■ Task
Begin at the line containing "Clone this chart in Apache ECharts." and stop at the line containing "const pairs = (xs, ys)"; copy those lines exactly, ends included, and nothing else.
** START OF Records for this exercise **
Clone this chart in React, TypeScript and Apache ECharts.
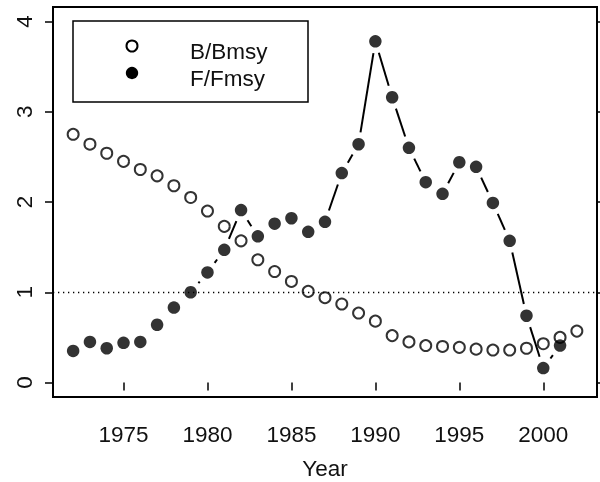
** END OF Records for this exercise **
** START OF Records for this exercise **
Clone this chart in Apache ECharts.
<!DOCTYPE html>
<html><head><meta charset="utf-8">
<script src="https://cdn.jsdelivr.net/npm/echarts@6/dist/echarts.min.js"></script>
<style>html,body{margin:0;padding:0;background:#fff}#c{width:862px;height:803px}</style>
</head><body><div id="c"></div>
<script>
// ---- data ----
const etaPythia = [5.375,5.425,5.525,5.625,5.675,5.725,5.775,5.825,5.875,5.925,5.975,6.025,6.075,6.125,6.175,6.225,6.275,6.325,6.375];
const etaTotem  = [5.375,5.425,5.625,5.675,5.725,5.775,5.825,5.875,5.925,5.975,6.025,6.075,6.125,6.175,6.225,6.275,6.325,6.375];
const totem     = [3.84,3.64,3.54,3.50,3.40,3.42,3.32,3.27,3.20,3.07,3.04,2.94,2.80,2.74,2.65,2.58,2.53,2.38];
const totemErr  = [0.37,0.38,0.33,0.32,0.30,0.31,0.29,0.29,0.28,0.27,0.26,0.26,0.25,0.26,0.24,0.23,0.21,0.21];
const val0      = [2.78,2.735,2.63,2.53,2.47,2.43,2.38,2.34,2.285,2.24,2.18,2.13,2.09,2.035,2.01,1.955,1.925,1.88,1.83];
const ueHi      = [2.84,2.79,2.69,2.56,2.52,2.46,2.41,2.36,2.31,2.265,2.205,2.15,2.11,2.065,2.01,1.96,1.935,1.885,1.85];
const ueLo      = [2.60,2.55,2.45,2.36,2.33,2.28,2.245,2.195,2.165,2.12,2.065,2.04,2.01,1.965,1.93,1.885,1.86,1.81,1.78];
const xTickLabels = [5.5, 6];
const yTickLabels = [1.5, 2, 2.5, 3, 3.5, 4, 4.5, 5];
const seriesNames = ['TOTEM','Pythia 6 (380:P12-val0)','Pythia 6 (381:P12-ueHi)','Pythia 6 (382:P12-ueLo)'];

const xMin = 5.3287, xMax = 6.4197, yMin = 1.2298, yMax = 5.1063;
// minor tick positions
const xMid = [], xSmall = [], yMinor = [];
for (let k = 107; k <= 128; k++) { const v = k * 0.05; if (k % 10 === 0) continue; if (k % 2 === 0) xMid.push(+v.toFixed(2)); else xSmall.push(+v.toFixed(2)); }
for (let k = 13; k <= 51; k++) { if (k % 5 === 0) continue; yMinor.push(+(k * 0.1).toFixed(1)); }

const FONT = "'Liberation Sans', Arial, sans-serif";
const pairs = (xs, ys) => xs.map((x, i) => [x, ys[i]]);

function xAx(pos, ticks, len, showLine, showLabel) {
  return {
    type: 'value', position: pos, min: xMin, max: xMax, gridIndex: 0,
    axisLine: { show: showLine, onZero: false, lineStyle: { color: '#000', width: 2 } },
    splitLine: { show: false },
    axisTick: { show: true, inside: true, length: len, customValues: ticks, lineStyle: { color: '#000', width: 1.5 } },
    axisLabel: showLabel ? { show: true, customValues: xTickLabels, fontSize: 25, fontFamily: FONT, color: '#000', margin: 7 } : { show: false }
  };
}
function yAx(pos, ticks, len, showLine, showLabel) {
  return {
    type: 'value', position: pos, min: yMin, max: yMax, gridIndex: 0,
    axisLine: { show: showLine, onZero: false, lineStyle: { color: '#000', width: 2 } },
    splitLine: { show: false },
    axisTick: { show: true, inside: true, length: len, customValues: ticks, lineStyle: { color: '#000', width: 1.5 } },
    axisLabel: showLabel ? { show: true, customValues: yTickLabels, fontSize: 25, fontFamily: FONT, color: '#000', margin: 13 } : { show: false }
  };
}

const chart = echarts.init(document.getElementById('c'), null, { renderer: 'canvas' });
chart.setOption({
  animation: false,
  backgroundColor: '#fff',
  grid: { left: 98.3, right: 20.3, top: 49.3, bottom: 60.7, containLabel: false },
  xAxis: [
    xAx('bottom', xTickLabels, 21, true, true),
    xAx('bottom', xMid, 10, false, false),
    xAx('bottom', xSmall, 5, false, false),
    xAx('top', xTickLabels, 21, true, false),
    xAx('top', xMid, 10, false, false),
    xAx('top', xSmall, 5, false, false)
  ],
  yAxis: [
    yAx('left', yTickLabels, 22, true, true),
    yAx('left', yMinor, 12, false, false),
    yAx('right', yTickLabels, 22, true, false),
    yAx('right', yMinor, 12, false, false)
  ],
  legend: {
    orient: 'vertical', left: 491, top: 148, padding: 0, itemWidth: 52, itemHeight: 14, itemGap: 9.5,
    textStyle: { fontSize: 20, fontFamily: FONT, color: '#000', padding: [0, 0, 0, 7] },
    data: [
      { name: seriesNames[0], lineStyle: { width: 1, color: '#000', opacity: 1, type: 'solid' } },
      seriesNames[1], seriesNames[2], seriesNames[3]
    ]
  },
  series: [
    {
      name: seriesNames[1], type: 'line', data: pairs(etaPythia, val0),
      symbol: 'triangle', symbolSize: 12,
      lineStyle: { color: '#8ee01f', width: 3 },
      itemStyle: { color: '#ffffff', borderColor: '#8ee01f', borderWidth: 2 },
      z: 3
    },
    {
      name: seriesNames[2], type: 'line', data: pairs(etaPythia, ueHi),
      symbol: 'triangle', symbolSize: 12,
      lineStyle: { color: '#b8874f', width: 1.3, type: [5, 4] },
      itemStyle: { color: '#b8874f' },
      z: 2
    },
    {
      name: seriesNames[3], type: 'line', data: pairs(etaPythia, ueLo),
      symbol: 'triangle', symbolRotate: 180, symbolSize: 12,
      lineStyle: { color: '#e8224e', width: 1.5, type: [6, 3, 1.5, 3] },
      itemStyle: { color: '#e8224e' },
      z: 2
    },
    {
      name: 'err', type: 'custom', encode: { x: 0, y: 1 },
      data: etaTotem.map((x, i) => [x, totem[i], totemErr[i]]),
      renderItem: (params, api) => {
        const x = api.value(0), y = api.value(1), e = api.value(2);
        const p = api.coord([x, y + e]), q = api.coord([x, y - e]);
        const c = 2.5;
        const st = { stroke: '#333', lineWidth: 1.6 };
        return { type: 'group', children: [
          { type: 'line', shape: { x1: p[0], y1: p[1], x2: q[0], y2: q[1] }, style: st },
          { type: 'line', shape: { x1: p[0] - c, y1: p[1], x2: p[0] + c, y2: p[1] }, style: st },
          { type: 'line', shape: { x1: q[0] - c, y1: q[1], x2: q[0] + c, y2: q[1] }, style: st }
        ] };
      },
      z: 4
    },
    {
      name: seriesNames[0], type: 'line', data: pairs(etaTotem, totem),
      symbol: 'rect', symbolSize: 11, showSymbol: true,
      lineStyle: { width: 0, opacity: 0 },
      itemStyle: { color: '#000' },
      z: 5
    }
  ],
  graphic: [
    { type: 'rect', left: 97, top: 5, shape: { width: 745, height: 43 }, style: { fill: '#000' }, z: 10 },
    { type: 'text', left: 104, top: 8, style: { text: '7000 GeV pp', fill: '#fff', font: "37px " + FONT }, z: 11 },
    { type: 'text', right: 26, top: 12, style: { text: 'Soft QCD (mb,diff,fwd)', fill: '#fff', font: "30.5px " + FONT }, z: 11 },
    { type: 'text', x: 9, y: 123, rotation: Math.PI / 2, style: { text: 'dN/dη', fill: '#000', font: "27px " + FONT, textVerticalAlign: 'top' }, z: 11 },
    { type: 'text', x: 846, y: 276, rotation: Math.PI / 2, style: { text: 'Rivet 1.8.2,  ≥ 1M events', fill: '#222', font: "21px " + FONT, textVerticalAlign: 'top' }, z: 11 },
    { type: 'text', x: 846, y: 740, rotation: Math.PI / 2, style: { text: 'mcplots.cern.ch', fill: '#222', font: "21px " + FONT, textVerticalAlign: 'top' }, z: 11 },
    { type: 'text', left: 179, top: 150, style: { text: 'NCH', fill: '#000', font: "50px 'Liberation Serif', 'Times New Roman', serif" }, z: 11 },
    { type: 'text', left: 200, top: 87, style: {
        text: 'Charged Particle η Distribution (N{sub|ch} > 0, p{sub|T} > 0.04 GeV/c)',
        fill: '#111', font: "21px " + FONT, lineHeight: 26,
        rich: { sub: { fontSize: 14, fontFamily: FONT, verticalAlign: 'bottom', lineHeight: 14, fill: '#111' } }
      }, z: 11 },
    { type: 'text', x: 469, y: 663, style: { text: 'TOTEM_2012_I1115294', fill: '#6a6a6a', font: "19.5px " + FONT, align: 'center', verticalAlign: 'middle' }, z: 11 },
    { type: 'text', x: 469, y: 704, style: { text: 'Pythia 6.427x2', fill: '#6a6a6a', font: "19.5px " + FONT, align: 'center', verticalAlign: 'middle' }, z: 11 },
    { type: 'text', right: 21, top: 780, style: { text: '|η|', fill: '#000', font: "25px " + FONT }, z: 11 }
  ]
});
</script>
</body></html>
** END OF Records for this exercise **
** START OF Records for this exercise **
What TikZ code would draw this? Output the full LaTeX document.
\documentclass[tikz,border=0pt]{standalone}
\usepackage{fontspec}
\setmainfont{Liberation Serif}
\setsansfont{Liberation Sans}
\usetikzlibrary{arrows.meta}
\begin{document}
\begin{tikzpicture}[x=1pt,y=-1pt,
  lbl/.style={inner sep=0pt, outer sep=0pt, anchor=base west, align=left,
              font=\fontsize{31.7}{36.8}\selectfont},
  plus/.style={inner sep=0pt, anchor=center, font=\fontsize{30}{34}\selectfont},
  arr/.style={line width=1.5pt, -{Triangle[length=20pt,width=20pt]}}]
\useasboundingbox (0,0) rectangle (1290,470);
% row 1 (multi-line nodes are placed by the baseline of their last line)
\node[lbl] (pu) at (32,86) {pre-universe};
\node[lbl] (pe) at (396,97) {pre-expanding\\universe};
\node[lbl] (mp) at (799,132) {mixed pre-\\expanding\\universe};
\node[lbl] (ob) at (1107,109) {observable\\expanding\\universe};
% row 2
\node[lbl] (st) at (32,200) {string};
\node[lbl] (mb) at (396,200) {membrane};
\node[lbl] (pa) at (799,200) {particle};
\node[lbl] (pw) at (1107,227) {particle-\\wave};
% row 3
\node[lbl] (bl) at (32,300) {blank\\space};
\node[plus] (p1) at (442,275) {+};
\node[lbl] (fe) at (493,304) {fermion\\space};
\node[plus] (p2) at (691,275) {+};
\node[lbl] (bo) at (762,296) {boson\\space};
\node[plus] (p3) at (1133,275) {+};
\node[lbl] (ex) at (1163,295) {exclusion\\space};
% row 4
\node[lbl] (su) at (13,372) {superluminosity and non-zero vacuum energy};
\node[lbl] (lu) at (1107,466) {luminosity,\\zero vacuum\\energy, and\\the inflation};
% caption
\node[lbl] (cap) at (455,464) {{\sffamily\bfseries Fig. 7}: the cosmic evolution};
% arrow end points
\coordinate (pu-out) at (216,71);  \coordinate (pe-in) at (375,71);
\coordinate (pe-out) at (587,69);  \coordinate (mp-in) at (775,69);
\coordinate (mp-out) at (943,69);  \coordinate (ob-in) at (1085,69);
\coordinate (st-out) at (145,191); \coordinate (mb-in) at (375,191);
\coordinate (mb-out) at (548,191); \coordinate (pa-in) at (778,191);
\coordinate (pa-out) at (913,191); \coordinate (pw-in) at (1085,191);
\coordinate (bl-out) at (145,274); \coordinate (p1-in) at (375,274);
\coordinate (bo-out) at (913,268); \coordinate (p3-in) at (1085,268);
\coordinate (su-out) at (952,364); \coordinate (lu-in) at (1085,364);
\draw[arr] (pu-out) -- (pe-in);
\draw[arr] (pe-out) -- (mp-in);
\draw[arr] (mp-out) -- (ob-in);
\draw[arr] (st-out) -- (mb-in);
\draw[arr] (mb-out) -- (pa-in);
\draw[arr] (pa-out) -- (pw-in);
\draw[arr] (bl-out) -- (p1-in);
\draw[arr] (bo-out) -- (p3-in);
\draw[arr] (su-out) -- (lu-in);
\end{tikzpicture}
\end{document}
** END OF Records for this exercise **
■ Final result
Clone this chart in Apache ECharts.
<!DOCTYPE html>
<html><head><meta charset="utf-8">
<script src="https://cdn.jsdelivr.net/npm/echarts@6/dist/echarts.min.js"></script>
<style>html,body{margin:0;padding:0;background:#fff}#c{width:862px;height:803px}</style>
</head><body><div id="c"></div>
<script>
// ---- data ----
const etaPythia = [5.375,5.425,5.525,5.625,5.675,5.725,5.775,5.825,5.875,5.925,5.975,6.025,6.075,6.125,6.175,6.225,6.275,6.325,6.375];
const etaTotem  = [5.375,5.425,5.625,5.675,5.725,5.775,5.825,5.875,5.925,5.975,6.025,6.075,6.125,6.175,6.225,6.275,6.325,6.375];
const totem     = [3.84,3.64,3.54,3.50,3.40,3.42,3.32,3.27,3.20,3.07,3.04,2.94,2.80,2.74,2.65,2.58,2.53,2.38];
const totemErr  = [0.37,0.38,0.33,0.32,0.30,0.31,0.29,0.29,0.28,0.27,0.26,0.26,0.25,0.26,0.24,0.23,0.21,0.21];
const val0      = [2.78,2.735,2.63,2.53,2.47,2.43,2.38,2.34,2.285,2.24,2.18,2.13,2.09,2.035,2.01,1.955,1.925,1.88,1.83];
const ueHi      = [2.84,2.79,2.69,2.56,2.52,2.46,2.41,2.36,2.31,2.265,2.205,2.15,2.11,2.065,2.01,1.96,1.935,1.885,1.85];
const ueLo      = [2.60,2.55,2.45,2.36,2.33,2.28,2.245,2.195,2.165,2.12,2.065,2.04,2.01,1.965,1.93,1.885,1.86,1.81,1.78];
const xTickLabels = [5.5, 6];
const yTickLabels = [1.5, 2, 2.5, 3, 3.5, 4, 4.5, 5];
const seriesNames = ['TOTEM','Pythia 6 (380:P12-val0)','Pythia 6 (381:P12-ueHi)','Pythia 6 (382:P12-ueLo)'];

const xMin = 5.3287, xMax = 6.4197, yMin = 1.2298, yMax = 5.1063;
// minor tick positions
const xMid = [], xSmall = [], yMinor = [];
for (let k = 107; k <= 128; k++) { const v = k * 0.05; if (k % 10 === 0) continue; if (k % 2 === 0) xMid.push(+v.toFixed(2)); else xSmall.push(+v.toFixed(2)); }
for (let k = 13; k <= 51; k++) { if (k % 5 === 0) continue; yMinor.push(+(k * 0.1).toFixed(1)); }

const FONT = "'Liberation Sans', Arial, sans-serif";
const pairs = (xs, ys) => xs.map((x, i) => [x, ys[i]]);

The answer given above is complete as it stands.